I Wanted More
Editor’s note: This month on Stance on Dance, several dance artists have been asked to share a pivotal dance experience that changed their trajectory or the way they think about dance.
BY JOY PRENDERGAST
Jiří Kylián’s Petite Mort
Hubbard Street Dance Chicago, Salt Lake City 2005
I was 17, in college, and determined to become a ballet dancer. It was my first semester and Hubbard Street Dance Chicago was in town. My roommate — a dancer from Illinois — told me how she loved Hubbard Street and it was one of her favorite companies, so I went with her to the show.
The first piece was Petite Mort by Jiří Kylián. I had never seen anything like it before. I felt it was different and exciting, yet somehow still classical. I had never seen anyone push classicalism in that way… almost challenging the ideals of what ballet is and could be. All my information and connection to the outside dance world up until this performance were through Pointe Magazine and old ballet videos I checked out at the library. I had seen plenty of modern dance (my sister was a modern dance major at a different university) and some Broadway jazz and old Bob Fosse videos, but I had never seen such a thoughtful and innovative use of the ballet vocabulary. I felt the choreographer was trying to awake all my senses and push the boundaries of what is considered ballet.

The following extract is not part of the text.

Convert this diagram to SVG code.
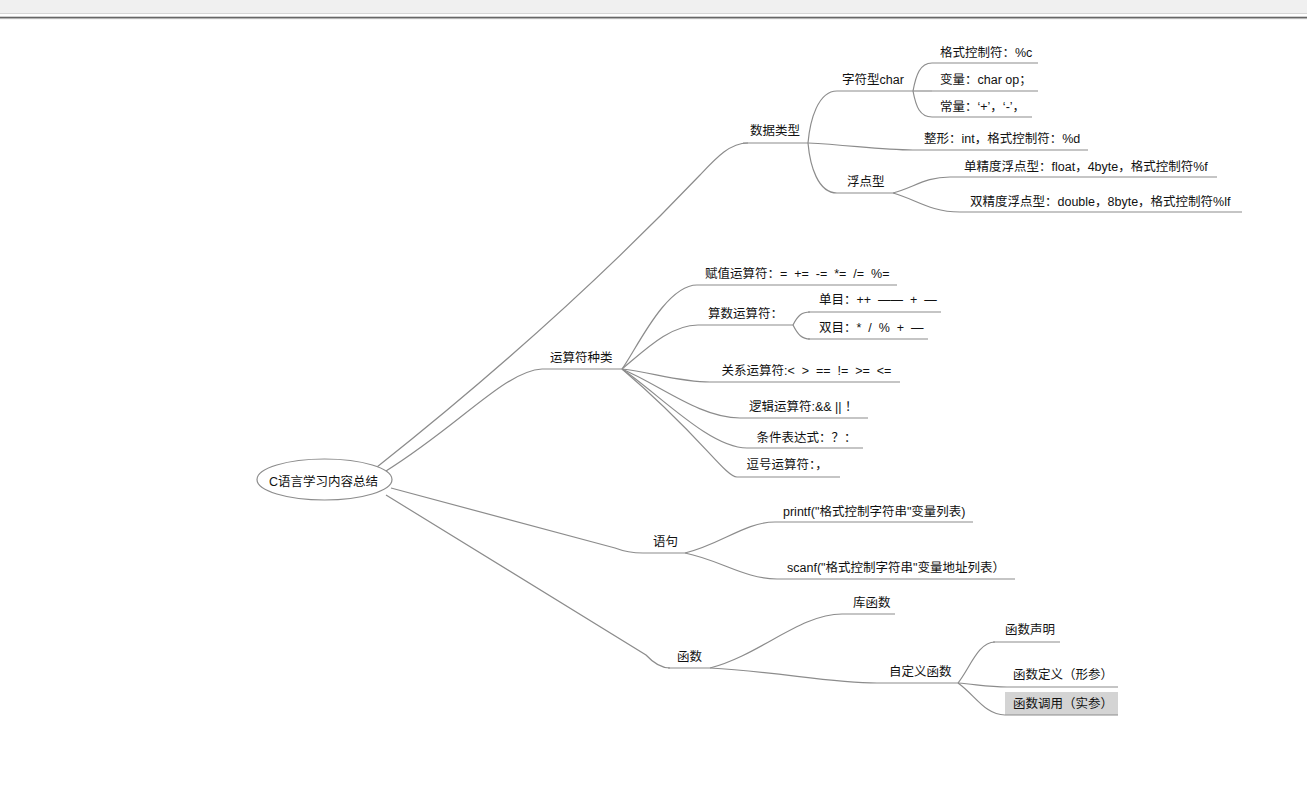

The dancers in particular excited me. Even though the work they were showing was relatively dated (it premiered in 1991), I could see that it had been groundbreaking when it was made and the dancers clearly knew this. They demonstrated the material with the utmost conviction; they knew they were carrying on something that had been (and still is in many ways) revelatory for the art form. Their sense of responsibility and passion clicked for me. It was mesmerizing. A new world opened for me during that one hour performance. It literally changed my trajectory. I had been training and obsessing over being a ballet dancer and trying to accept all the rules and requirements of that career. After that performance I wanted to be a dancer in all its shapes, forms and sizes. I wanted to be part of processes that demanded that level of attention and passion from me.
I saw that performance and I told myself I wanted more. I wanted to do more in dance and I wanted to be the explorer and the innovator. I realized that I had been training to be an executor of movement. After that show, I decided I would dive deeper into the well of dance. I wanted to be part of new ways of moving and I wanted to challenge my own ideals and notions of what dance could be. I quickly realized that I did not want to be a ballet dancer (in the traditional sense); instead, I wanted desperately to be part of carrying dance and pushing it forward.
This experience put me on an endless quest where I have been lucky enough to discover more groundbreaking artists like Summer Lee Rhatigan, Pina Bausch, Shinichi Iova-Koga, Christian Burns, Malinda LaVelle and Muhanad Rasheed, all of whom opened new doors for me in what dance can be and have continuously challenged my perceptions and notions of dance. But funny enough it all started with a beautiful performance by Hubbard Street Dance Chicago in my college town.